It's a chilly season for the crypto world as recent data paints a less-than-rosy picture for Bitcoin and Ethereum, especially concerning retail investor activity. JPMorgan's recent analysis, as cited by The Block, highlights a significant retail exodus from BTC and ETH ETFs, amounting to about $4 billion worth of outflows this November alone. Meanwhile, the crypto market endures a turbulence, with daily liquidations breaching the $2 billion mark. Yet, amidst this storm, the analysts at JPMorgan suggest a contrasting trend in equity ETFs where retail investors are piling in. What gives?
First, let's digest the data on these outflows. Spot Bitcoin ETFs saw a near-record daily outflow of $903 million, a stark pivot from the optimistic inflows earlier this month. To add to this, Ethereum wasn't spared either, with Spot Ethereum ETFs recording a substantial $261.6 million in outflows. This paints a clear picture: retail investors are not just skittish; they're actively reallocating their bets. But unlike past market downturns, they're not fleeing the broader market risk, instead redirecting funds towards equity ETFs, as the inflow of around $96 billion into these products this month suggests.
These moves are not merely reactionary. Retail investors appear to be making calculated exits from crypto ETFs amidst broader market concerns, ranging from inflation fears triggered by robust U.S. job data to global geopolitical tensions. However, JPMorgan analysts aptly note that this isn't a blanket risk-off maneuver but a nuanced reshuffling of the investment deck. It's an intriguing observation, pointing towards a maturation-or perhaps, a reevaluation-of risk within retail crypto investment circles.
The recent crypto price crashes further contextualize these outflows. As Bitcoin flirted with lows not seen since the onset of this year's bear market, and Ethereum similarly struggled, the Crypto Fear & Greed Index dipped to 11, evoking memories of 2022's darkest market days. Such fear, while palpable, isn't baseless. Over $2 billion in leveraged positions were liquidated in a single day, a harsh reminder of the brutal volatility that can still dominate crypto markets. In this light, retail investors' flight from crypto ETFs appears not just prudent but prescient.
Yet, every sell-off has its silver lining, or so hope the optimists. With institutional 'cost bases' near these levels, as noted by Bitwise's Andre Dragosch, there might be a natural floor forming soon, unless further negative catalysts push the sentiment and price action deeper into the red. This concept of a 'max-pain reset'-where forced sellers cede to exhaustion-could mark the turning point for a weary market.

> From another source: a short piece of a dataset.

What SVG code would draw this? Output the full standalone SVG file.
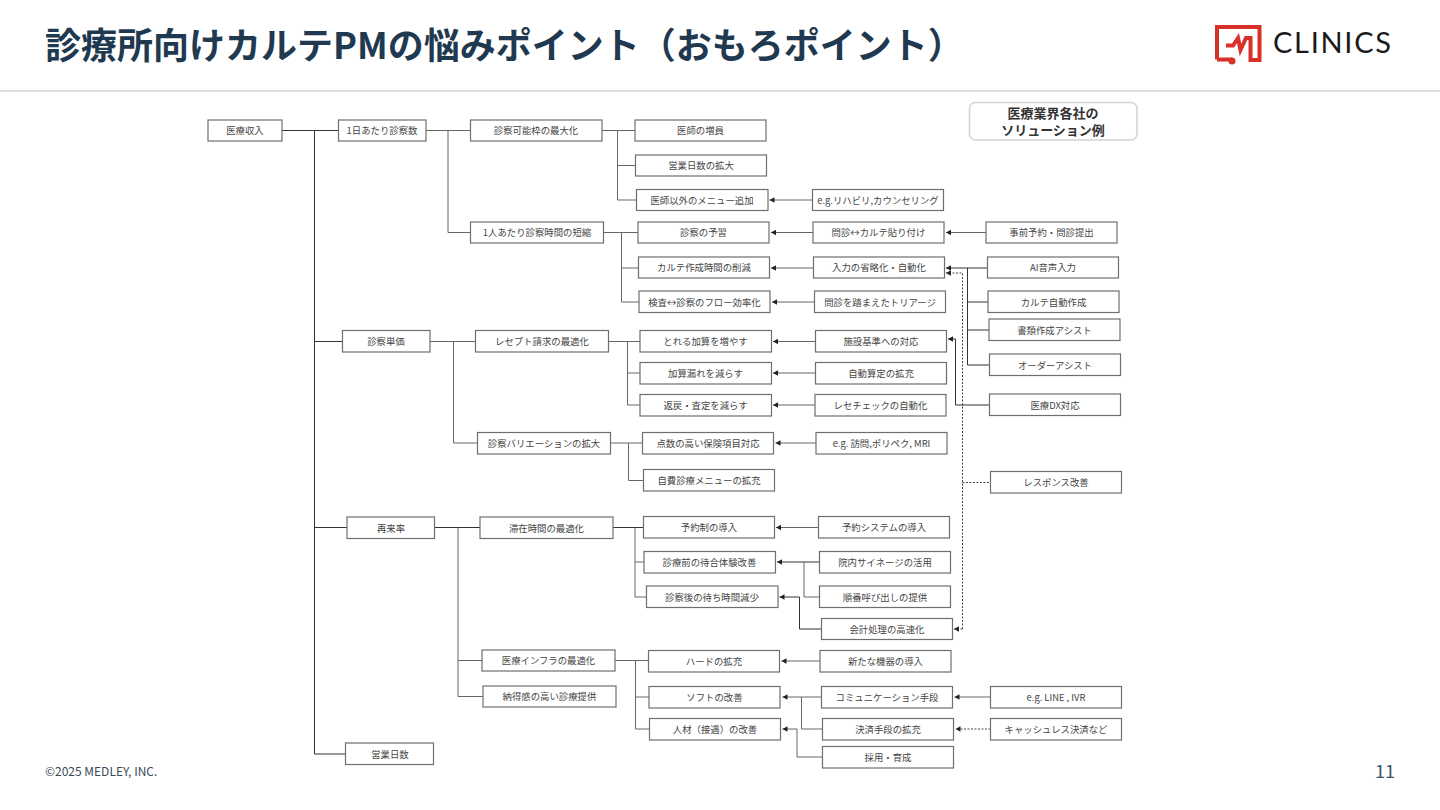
<svg xmlns="http://www.w3.org/2000/svg" width="1440" height="810" viewBox="0 0 1440 810">
<style>
text{font-family:"Noto Sans CJK JP","Noto Sans",sans-serif}
.b{fill:#fff;stroke:#6e6e6e;stroke-width:1.2}
.t{font-size:9.4px;fill:#444;text-anchor:middle;transform:translateY(.4px)}
.c{fill:none;stroke:#666;stroke-width:1}
.k{stroke:#333}
.a{marker-end:url(#ar)}
.d{stroke:#444;stroke-dasharray:2 1.5}
.l{font-size:13px;font-weight:700;fill:#333;text-anchor:middle}
</style>
<defs><marker id="ar" markerUnits="userSpaceOnUse" markerWidth="6" markerHeight="6" refX="5" refY="3" orient="auto"><path d="M0 0.2L5 3L0 5.8Z" fill="#222"/></marker></defs>
<rect width="1440" height="810" fill="#fff"/>
<text x="45" y="59" font-size="36" font-weight="700" fill="#1f3a50">診療所向けカルテPMの悩みポイント（おもろポイント）</text>
<rect x="0" y="90" width="1440" height="2" fill="#dedede"/>
<g id="logo"><path d="M1217 59.500V27H1259.500V60H1250.500V38H1246L1240.500 50L1238 38L1233 45.500H1226M1217 59.500H1232" fill="none" stroke="#d8312a" stroke-width="4"/><circle cx="1232" cy="61" r="3.500" fill="#d8312a"/>
<text x="1273" y="53" font-size="29" fill="#1a1a1a" textLength="118" style="font-family:Lato,'Liberation Sans',sans-serif">CLINICS</text></g>
<g id="connectors">
<path class="c k" d="M282 130.500H338M314.500 130.500V754H345.500M314.500 341.500H342.500M314.500 527.500H347"/>
<path class="c" d="M426 130.500H470.500M448 130.500V232.500H470.500M602 130.500H635M617.500 130.500V200H636.500M617.500 165.500H635.500M604 232.500H638M621.500 232.500V302H639M621.500 268H638.500"/>
<path class="c a" d="M812.500 200H769.500"/><path class="c a" d="M813 232.500H771"/><path class="c a" d="M986 232.500H946"/><path class="c a" d="M813.500 268H771"/><path class="c a" d="M814.500 302H772"/>
<path class="c k a" d="M987.500 268H946"/>
<path class="c k" d="M967.500 268V365H989.500M967.500 302H988M967.500 330H989"/>
<path class="c d a" d="M962.500 629V273H946"/><path class="c d a" d="M962.500 629H954"/><path class="c d" d="M962.500 482.500H990.500"/>
<path class="c k a" d="M989.500 405H955.500V339H948"/>
<path class="c a" d="M815.500 341.500H773"/><path class="c a" d="M815.500 373H773"/><path class="c a" d="M815 405H773"/><path class="c a" d="M816 443H775.500"/>
<path class="c" d="M430 341.500H475.500M453.500 341.500V443H477.500M608.500 341.500H640M627.500 341.500V405H640M627.500 373H640M610.500 443H642.500M628.500 443V480.500H643.500"/>
<path class="c k" d="M434.500 527.500H480M613 527.500H643.500"/>
<path class="c" d="M458 527.500V696.500H483M458 660.500H482M635 527.500V597H646.500M635 562H644"/>
<path class="c a" d="M818.500 527.500H776"/><path class="c k a" d="M819.500 562H777"/><path class="c" d="M804 562V597H819.500"/>
<path class="c k a" d="M821.500 629H799.500V597H779.500"/>
<path class="c" d="M615 660.500H648.500M635.500 660.500V729H649.500M635.500 697H649"/>
<path class="c a" d="M820 661H781.500"/><path class="c a" d="M821.500 697H782.500"/><path class="c" d="M801.500 697V729H822.500"/>
<path class="c a" d="M822.500 757H797V729H782.500"/><path class="c a" d="M990.500 697H954.500"/><path class="c d a" d="M990.500 729H955.500"/>
</g>
<g id="n1"><rect class="b" x="208" y="120" width="74" height="21"/><text class="t" x="245" y="134">医療収入</text></g>
<g id="n2"><rect class="b" x="338.500" y="120" width="87.500" height="21"/><text class="t" x="382" y="134">1日あたり診察数</text></g>
<g id="n3"><rect class="b" x="470.500" y="120" width="131.500" height="21"/><text class="t" x="536" y="134">診察可能枠の最大化</text></g>
<g id="n4"><rect class="b" x="470.500" y="222" width="133" height="21"/><text class="t" x="537" y="236">1人あたり診察時間の短縮</text></g>
<g id="n5"><rect class="b" x="635" y="120" width="131" height="21"/><text class="t" x="700.500" y="134">医師の増員</text></g>
<g id="n6"><rect class="b" x="635.500" y="155" width="131" height="21"/><text class="t" x="701" y="169">営業日数の拡大</text></g>
<g id="n7"><rect class="b" x="636.500" y="189.500" width="131.500" height="21"/><text class="t" x="702" y="203.500">医師以外のメニュー追加</text></g>
<g id="n8"><rect class="b" x="638" y="222" width="131" height="21"/><text class="t" x="703.500" y="236">診察の予習</text></g>
<g id="n9"><rect class="b" x="638.500" y="257" width="131" height="21"/><text class="t" x="704" y="271">カルテ作成時間の削減</text></g>
<g id="n10"><rect class="b" x="639" y="291" width="131" height="21.500"/><text class="t" x="704.500" y="305.500">検査↔診察のフロー効率化</text></g>
<g id="n11"><rect class="b" x="812.500" y="189.500" width="131" height="21"/><text class="t" x="878" y="203.500">e.g.リハビリ,カウンセリング</text></g>
<g id="n12"><rect class="b" x="813" y="222" width="131" height="21"/><text class="t" x="878.500" y="236">問診↔カルテ貼り付け</text></g>
<g id="n13"><rect class="b" x="813.500" y="257" width="131" height="21"/><text class="t" x="879" y="271">入力の省略化・自動化</text></g>
<g id="n14"><rect class="b" x="814.500" y="291" width="131" height="21.500"/><text class="t" x="880" y="305.500">問診を踏まえたトリアージ</text></g>
<g id="n15"><rect class="b" x="986" y="222" width="131" height="21"/><text class="t" x="1051.500" y="236">事前予約・問診提出</text></g>
<g id="n16"><rect class="b" x="987.500" y="257" width="131" height="21"/><text class="t" x="1053" y="271">AI音声入力</text></g>
<g id="n17"><rect class="b" x="988" y="291" width="131" height="21.500"/><text class="t" x="1053.500" y="305.500">カルテ自動作成</text></g>
<g id="n18"><rect class="b" x="989" y="319" width="131" height="21.500"/><text class="t" x="1054.500" y="333.500">書類作成アシスト</text></g>
<g id="n19"><rect class="b" x="989.500" y="354" width="131" height="21.500"/><text class="t" x="1055" y="368.500">オーダーアシスト</text></g>
<g id="n20"><rect class="b" x="989.500" y="394" width="131" height="21.500"/><text class="t" x="1055" y="408.500">医療DX対応</text></g>
<g id="n21"><rect class="b" x="990.500" y="471.500" width="131" height="21.500"/><text class="t" x="1056" y="486">レスポンス改善</text></g>
<g id="n22"><rect class="b" x="342.500" y="330.500" width="87.500" height="21.500"/><text class="t" x="386" y="345">診察単価</text></g>
<g id="n23"><rect class="b" x="475.500" y="330.500" width="133" height="21.500"/><text class="t" x="542" y="345">レセプト請求の最適化</text></g>
<g id="n24"><rect class="b" x="477.500" y="432.500" width="133" height="21.500"/><text class="t" x="544" y="447">診察バリエーションの拡大</text></g>
<g id="n25"><rect class="b" x="640" y="330.500" width="131.500" height="21.500"/><text class="t" x="705.500" y="345">とれる加算を増やす</text></g>
<g id="n26"><rect class="b" x="640" y="362.500" width="131.500" height="21.500"/><text class="t" x="705.500" y="377">加算漏れを減らす</text></g>
<g id="n27"><rect class="b" x="640" y="394.500" width="131.500" height="21.500"/><text class="t" x="705.500" y="409">返戻・査定を減らす</text></g>
<g id="n28"><rect class="b" x="642.500" y="432.500" width="131" height="21.500"/><text class="t" x="708" y="447">点数の高い保険項目対応</text></g>
<g id="n29"><rect class="b" x="643.500" y="469.500" width="131" height="21.500"/><text class="t" x="709" y="484">自費診療メニューの拡充</text></g>
<g id="n30"><rect class="b" x="815.500" y="330.500" width="131" height="21.500"/><text class="t" x="881" y="345">施設基準への対応</text></g>
<g id="n31"><rect class="b" x="815.500" y="362.500" width="131" height="21.500"/><text class="t" x="881" y="377">自動算定の拡充</text></g>
<g id="n32"><rect class="b" x="815" y="394.500" width="131" height="21.500"/><text class="t" x="880.500" y="409">レセチェックの自動化</text></g>
<g id="n33"><rect class="b" x="816" y="432.500" width="131" height="21.500"/><text class="t" x="881.500" y="447">e.g. 訪問,ポリペク, MRI</text></g>
<g id="n34"><rect class="b" x="347" y="517" width="87.500" height="21.500"/><text class="t" x="391" y="531.500">再来率</text></g>
<g id="n35"><rect class="b" x="480" y="517" width="133" height="21.500"/><text class="t" x="546.500" y="531.500">滞在時間の最適化</text></g>
<g id="n36"><rect class="b" x="643.500" y="516.500" width="131" height="21.500"/><text class="t" x="709" y="531">予約制の導入</text></g>
<g id="n37"><rect class="b" x="644" y="551.500" width="131.500" height="21.500"/><text class="t" x="709.500" y="566">診療前の待合体験改善</text></g>
<g id="n38"><rect class="b" x="646.500" y="586" width="131.500" height="21.500"/><text class="t" x="712" y="600.500">診察後の待ち時間減少</text></g>
<g id="n39"><rect class="b" x="818.500" y="516.500" width="131" height="21.500"/><text class="t" x="884" y="531">予約システムの導入</text></g>
<g id="n40"><rect class="b" x="819.500" y="551.500" width="131" height="21.500"/><text class="t" x="885" y="566">院内サイネージの活用</text></g>
<g id="n41"><rect class="b" x="819.500" y="586" width="131" height="21.500"/><text class="t" x="885" y="600.500">順番呼び出しの提供</text></g>
<g id="n42"><rect class="b" x="821.500" y="618.500" width="131" height="21"/><text class="t" x="887" y="632.500">会計処理の高速化</text></g>
<g id="n43"><rect class="b" x="482" y="650" width="133" height="21"/><text class="t" x="548.500" y="664">医療インフラの最適化</text></g>
<g id="n44"><rect class="b" x="483" y="686" width="133" height="21"/><text class="t" x="549.500" y="700">納得感の高い診療提供</text></g>
<g id="n45"><rect class="b" x="648.500" y="650.500" width="131" height="21.500"/><text class="t" x="714" y="665">ハードの拡充</text></g>
<g id="n46"><rect class="b" x="820" y="650.500" width="131" height="21.500"/><text class="t" x="885.500" y="665">新たな機器の導入</text></g>
<g id="n47"><rect class="b" x="649" y="686.500" width="131" height="21.500"/><text class="t" x="714.500" y="701">ソフトの改善</text></g>
<g id="n48"><rect class="b" x="649.500" y="718.500" width="131" height="21.500"/><text class="t" x="715" y="733">人材（接遇）の改善</text></g>
<g id="n49"><rect class="b" x="821.500" y="686.500" width="131" height="21.500"/><text class="t" x="887" y="701">コミュニケーション手段</text></g>
<g id="n50"><rect class="b" x="822.500" y="718.500" width="131" height="21.500"/><text class="t" x="888" y="733">決済手段の拡充</text></g>
<g id="n51"><rect class="b" x="822.500" y="746.500" width="131" height="21.500"/><text class="t" x="888" y="761">採用・育成</text></g>
<g id="n52"><rect class="b" x="990.500" y="686.500" width="131" height="21.500"/><text class="t" x="1056" y="701">e.g. LINE , IVR</text></g>
<g id="n53"><rect class="b" x="990.500" y="718.500" width="131" height="21.500"/><text class="t" x="1056" y="733">キャッシュレス決済など</text></g>
<g id="n54"><rect class="b" x="345.500" y="743" width="88" height="21.500"/><text class="t" x="390" y="757.500">営業日数</text></g>
<g id="legend"><rect x="969.500" y="102.500" width="167.500" height="37.500" rx="6" fill="#fff" stroke="#d4d4d4" stroke-width="1.500"/><text class="l" x="1053" y="118">医療業界各社の</text><text class="l" x="1053" y="135">ソリューション例</text></g>
<text x="45" y="775.500" font-size="12" fill="#3a4a58">©2025 MEDLEY, INC.</text>
<text x="1395" y="778" font-size="18" fill="#3a5266" text-anchor="end">11</text>
</svg>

But let's not get ahead of ourselves. The market remains in a precarious position. The divergence in retail behavior-pulling out of crypto while doubling down on equities-might suggest a growing skepticism about crypto's near-term prospects in contrast to traditional investments. Or perhaps, it reflects a broader strategy of diversification, spurred by the recent painful lessons in crypto volatility.
In light of these dynamics, one can't help but question where the bottom might be in this cycle. Retail investors' current bearish stance on crypto could herald a longer winter unless a confluence of positive macroeconomic shifts and market catalysts reignite risk appetites. For now, weary crypto enthusiasts might have to buckle up and brace for more turbulence, with an eye on the shifting sands of retail sentiment that could dictate the market's next big move.